THE NUMBER OF AMERICANS without health insurance jumped from 25 million to 30 million between 1977 and 1984, largely because of the loss of manufacturing jobs and the rising number of divorces. Congress used to set up new social programs to deal with such problems. No more.

Nowadays, lawmakers are looking at proposals that attack health-care problems piecemeal, by forcing companies to provide certain benefits at a time when many companies are cutting back to hold down costs. "We're trying to find low-cost ways of helping people," says a House staffer.

The most popular measure is legislation that would require employers that offer health plans to sell group insurance to, among others, former spouses of employees and unemployed workers, including those who quit. The exception would be people fired for gross misconduct.Companies could charge insurance recipients up to 102% of the average group rate. But overall group rates could rise.

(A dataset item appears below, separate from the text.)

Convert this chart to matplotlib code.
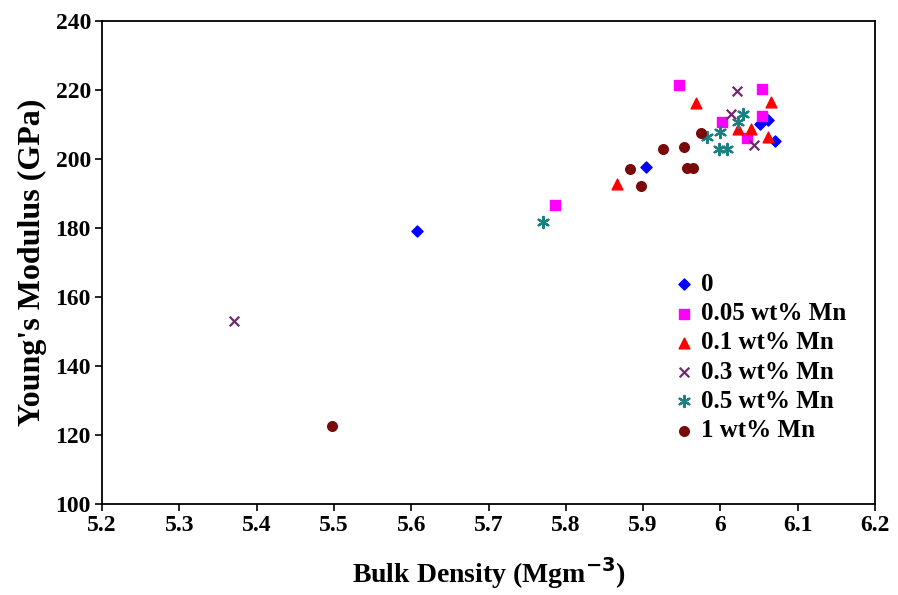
import matplotlib
matplotlib.use("Agg")
import matplotlib.pyplot as plt

plt.rcParams['font.family'] = ['Liberation Serif', 'DejaVu Serif']
plt.rcParams['font.weight'] = 'bold'

# Young's modulus vs bulk density, per Mn content
mn0_x = [5.608, 5.904, 6.051, 6.062, 6.071]
mn0_y = [179.1, 197.6, 209.9, 211.1, 205.0]

mn005_x = [5.786, 5.946, 6.002, 6.035, 6.054, 6.054]
mn005_y = [186.6, 221.3, 210.6, 206.0, 220.3, 212.5]

mn01_x = [5.866, 5.968, 6.023, 6.040, 6.066, 6.061]
mn01_y = [192.6, 216.1, 208.6, 208.6, 216.3, 206.4]

mn03_x = [5.371, 6.014, 6.021, 6.044]
mn03_y = [153.0, 213.0, 219.5, 204.0]

mn05_x = [5.770, 5.983, 6.000, 5.998, 6.009, 6.029, 6.023]
mn05_y = [181.7, 206.3, 207.7, 202.9, 202.9, 213.0, 210.6]

mn1_x = [5.498, 5.883, 5.897, 5.926, 5.953, 5.957, 5.965, 5.975]
mn1_y = [122.6, 197.0, 192.0, 202.7, 203.3, 197.2, 197.2, 207.4]

labels = ['0', '0.05 wt% Mn', '0.1 wt% Mn', '0.3 wt% Mn', '0.5 wt% Mn', '1 wt% Mn']

fig = plt.figure(figsize=(8.98, 5.95), dpi=100)
ax = fig.add_axes([0.1136, 0.1529, 0.8608, 0.8126])

ax.scatter(mn0_x, mn0_y, marker='D', s=32, color='#0000ff', label=labels[0])
ax.scatter(mn005_x, mn005_y, marker='s', s=48, color='#ff00ff', label=labels[1])
ax.scatter(mn01_x, mn01_y, marker='^', s=60, color='#ff0000', label=labels[2])
ax.scatter(mn03_x, mn03_y, marker='x', s=48, color='#6e2a6e', linewidths=1.6, label=labels[3])
ax.scatter(mn05_x, mn05_y, marker=(6, 2, 0), s=65, color='#1a8080', linewidths=1.6, label=labels[4])
ax.scatter(mn1_x, mn1_y, marker='o', s=48, color='#7a0a0a', label=labels[5])

ax.set_xlim(5.2, 6.2)
ax.set_ylim(100, 240)
ax.set_xticks([5.2, 5.3, 5.4, 5.5, 5.6, 5.7, 5.8, 5.9, 6.0, 6.1, 6.2])
ax.set_xticklabels(['5.2', '5.3', '5.4', '5.5', '5.6', '5.7', '5.8', '5.9', '6', '6.1', '6.2'])
ax.set_yticks(range(100, 241, 20))
ax.tick_params(direction='out', length=5, width=1.2, labelsize=17, pad=3, top=False, right=False)
for s in ax.spines.values():
    s.set_linewidth(1.3)

ax.set_xlabel('Bulk Density (Mgm$^{\\mathbf{-3}}$)', fontsize=20, fontweight='bold', labelpad=14)
ax.set_ylabel("Young's Modulus (GPa)", fontsize=23, fontweight='bold', labelpad=6)

ax.legend(loc='upper left', bbox_to_anchor=(0.738, 0.478), frameon=False, fontsize=18,
          handletextpad=0.25, handlelength=0.9, labelspacing=0.25, borderaxespad=0,
          borderpad=0)

fig.savefig('out.png', dpi=100)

Opponents say that the extended insurance would be most attractive to relatively less healthy people, who find it difficult to obtain coverage on their own -- thus raising group rates.

The measure was unopposed in both the House and Senate, but the bill to which it was attached died for unrelated reasons. Observers expect the measure to be reintroduced successfully this year. Also under consideration are bills that would force employers to include specific benefits, such as coverage of pediatric exams, in any health plans they offer.

Some analysts fear that mandatory benefits will deter employers from offering any coverage. "I'm not saying that plans that currently exist are going to be dropped wholesale," says Deborah Chollet, of the Employee Benefit Research Institute. "But new companies, new jobs, are less likely to have them."